# [GOAL]
Using the listing below, give again exactly the lines from the line with "Rebuild this chart as a web" to the line with "const seriesData = [mcsIna, mcsIna1, mcsIna05];", inclusive, without the pictures.

# [DATA SUPPLIED]
•••

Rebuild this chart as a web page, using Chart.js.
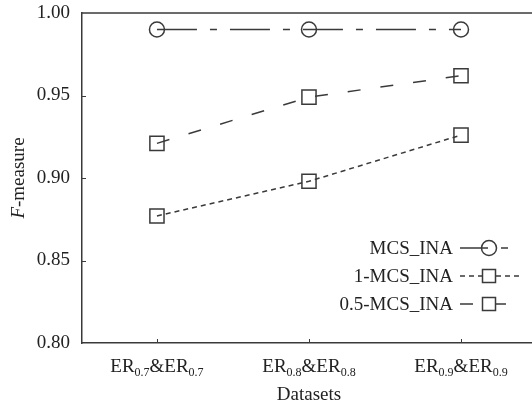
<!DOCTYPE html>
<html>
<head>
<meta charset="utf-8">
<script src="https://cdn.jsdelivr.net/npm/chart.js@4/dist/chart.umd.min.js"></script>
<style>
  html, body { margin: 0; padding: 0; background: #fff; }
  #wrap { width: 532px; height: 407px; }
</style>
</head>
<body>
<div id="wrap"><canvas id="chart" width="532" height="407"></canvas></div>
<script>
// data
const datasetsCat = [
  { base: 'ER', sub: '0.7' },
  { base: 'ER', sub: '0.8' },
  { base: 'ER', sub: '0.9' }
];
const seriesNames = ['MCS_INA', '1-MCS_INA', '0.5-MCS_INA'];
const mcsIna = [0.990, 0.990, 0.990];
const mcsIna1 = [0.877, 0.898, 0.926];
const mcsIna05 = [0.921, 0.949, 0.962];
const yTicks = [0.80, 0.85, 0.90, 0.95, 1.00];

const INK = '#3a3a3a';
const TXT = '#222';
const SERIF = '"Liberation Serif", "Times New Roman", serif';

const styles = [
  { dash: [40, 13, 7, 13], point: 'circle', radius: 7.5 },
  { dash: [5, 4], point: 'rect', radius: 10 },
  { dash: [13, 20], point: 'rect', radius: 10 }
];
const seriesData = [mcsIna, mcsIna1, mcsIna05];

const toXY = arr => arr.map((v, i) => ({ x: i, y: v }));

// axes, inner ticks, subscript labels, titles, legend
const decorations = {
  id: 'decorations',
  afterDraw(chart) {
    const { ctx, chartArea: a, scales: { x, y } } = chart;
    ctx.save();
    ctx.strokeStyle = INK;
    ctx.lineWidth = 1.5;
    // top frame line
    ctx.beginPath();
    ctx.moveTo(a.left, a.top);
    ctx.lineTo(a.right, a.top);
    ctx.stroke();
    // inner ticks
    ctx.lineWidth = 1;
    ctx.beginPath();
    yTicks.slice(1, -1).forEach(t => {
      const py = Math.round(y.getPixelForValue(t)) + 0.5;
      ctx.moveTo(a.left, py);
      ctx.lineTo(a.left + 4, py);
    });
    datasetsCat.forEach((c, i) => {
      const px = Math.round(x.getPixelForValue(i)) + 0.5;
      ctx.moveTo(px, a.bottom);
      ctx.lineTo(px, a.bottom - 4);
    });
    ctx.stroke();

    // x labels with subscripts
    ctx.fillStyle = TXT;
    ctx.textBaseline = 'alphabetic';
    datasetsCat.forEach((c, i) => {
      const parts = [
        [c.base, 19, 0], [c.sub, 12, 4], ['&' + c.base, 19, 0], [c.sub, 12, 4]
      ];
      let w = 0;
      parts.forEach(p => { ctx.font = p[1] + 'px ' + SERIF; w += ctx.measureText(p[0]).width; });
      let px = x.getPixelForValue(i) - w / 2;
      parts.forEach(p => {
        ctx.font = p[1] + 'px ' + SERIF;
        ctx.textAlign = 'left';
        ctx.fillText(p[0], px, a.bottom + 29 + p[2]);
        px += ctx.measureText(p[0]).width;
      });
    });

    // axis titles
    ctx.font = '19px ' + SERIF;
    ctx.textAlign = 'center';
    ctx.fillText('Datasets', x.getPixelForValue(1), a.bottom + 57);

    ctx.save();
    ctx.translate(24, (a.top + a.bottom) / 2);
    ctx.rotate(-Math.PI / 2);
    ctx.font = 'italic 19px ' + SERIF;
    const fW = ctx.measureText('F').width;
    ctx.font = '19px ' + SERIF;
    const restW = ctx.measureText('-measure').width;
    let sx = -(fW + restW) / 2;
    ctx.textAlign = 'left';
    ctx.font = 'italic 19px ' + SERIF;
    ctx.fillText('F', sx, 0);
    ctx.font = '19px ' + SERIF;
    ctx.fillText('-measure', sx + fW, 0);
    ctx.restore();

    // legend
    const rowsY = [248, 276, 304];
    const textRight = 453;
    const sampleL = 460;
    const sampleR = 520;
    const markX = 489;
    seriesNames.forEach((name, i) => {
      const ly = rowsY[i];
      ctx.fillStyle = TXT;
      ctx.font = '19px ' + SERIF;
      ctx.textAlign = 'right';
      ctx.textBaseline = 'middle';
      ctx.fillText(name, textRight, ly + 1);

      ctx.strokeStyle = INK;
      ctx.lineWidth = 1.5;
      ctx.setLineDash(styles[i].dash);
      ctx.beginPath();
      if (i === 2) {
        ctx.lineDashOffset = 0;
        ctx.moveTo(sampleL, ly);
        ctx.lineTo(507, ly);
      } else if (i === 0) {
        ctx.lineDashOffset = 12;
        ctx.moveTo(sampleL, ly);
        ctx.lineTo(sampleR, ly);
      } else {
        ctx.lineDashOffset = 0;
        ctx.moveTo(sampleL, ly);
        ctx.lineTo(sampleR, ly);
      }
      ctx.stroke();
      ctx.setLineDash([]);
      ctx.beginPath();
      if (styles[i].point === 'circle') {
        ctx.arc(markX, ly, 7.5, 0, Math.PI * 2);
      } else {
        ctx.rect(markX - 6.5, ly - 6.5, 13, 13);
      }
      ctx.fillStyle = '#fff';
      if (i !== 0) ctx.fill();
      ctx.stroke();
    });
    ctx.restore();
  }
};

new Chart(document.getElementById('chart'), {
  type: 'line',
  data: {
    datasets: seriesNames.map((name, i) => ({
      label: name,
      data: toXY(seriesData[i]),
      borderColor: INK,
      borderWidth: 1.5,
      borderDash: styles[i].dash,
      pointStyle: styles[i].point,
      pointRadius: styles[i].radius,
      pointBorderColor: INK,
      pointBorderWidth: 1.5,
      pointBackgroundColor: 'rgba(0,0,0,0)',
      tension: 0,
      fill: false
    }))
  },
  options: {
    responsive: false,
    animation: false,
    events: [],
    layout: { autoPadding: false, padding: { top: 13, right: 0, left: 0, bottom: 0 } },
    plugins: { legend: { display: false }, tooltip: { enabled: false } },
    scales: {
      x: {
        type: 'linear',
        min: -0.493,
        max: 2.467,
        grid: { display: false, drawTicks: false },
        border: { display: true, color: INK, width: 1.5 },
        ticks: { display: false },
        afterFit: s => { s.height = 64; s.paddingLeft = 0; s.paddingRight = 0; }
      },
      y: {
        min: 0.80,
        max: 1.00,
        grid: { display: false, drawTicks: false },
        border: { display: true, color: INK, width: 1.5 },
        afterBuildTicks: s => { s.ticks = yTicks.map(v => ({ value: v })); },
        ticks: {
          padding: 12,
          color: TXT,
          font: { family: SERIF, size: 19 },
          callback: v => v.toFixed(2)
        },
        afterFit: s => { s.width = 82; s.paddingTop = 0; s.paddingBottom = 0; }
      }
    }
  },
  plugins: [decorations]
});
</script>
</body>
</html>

•••

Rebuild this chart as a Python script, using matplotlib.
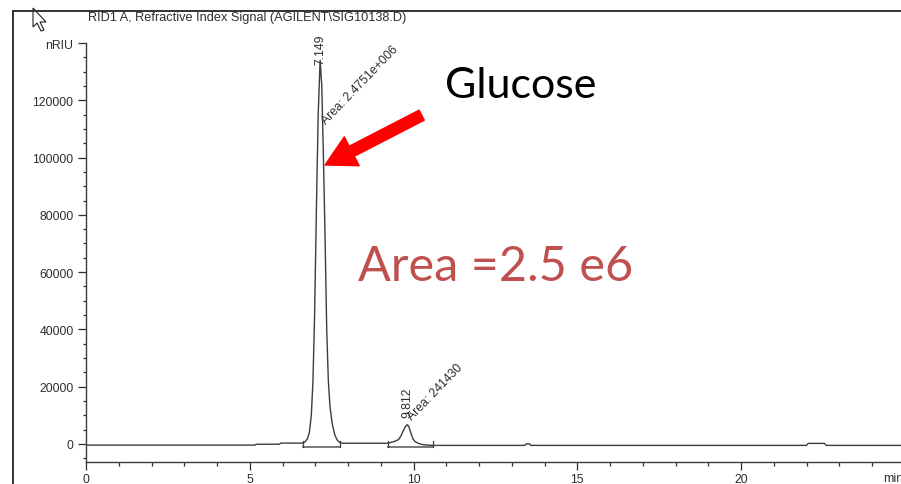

•••

# [EXERCISE ANSWER]
Rebuild this chart as a web page, using Chart.js.
<!DOCTYPE html>
<html>
<head>
<meta charset="utf-8">
<script src="https://cdn.jsdelivr.net/npm/chart.js@4/dist/chart.umd.min.js"></script>
<style>
  html, body { margin: 0; padding: 0; background: #fff; }
  #wrap { width: 532px; height: 407px; }
</style>
</head>
<body>
<div id="wrap"><canvas id="chart" width="532" height="407"></canvas></div>
<script>
// data
const datasetsCat = [
  { base: 'ER', sub: '0.7' },
  { base: 'ER', sub: '0.8' },
  { base: 'ER', sub: '0.9' }
];
const seriesNames = ['MCS_INA', '1-MCS_INA', '0.5-MCS_INA'];
const mcsIna = [0.990, 0.990, 0.990];
const mcsIna1 = [0.877, 0.898, 0.926];
const mcsIna05 = [0.921, 0.949, 0.962];
const yTicks = [0.80, 0.85, 0.90, 0.95, 1.00];

const INK = '#3a3a3a';
const TXT = '#222';
const SERIF = '"Liberation Serif", "Times New Roman", serif';

const styles = [
  { dash: [40, 13, 7, 13], point: 'circle', radius: 7.5 },
  { dash: [5, 4], point: 'rect', radius: 10 },
  { dash: [13, 20], point: 'rect', radius: 10 }
];
const seriesData = [mcsIna, mcsIna1, mcsIna05];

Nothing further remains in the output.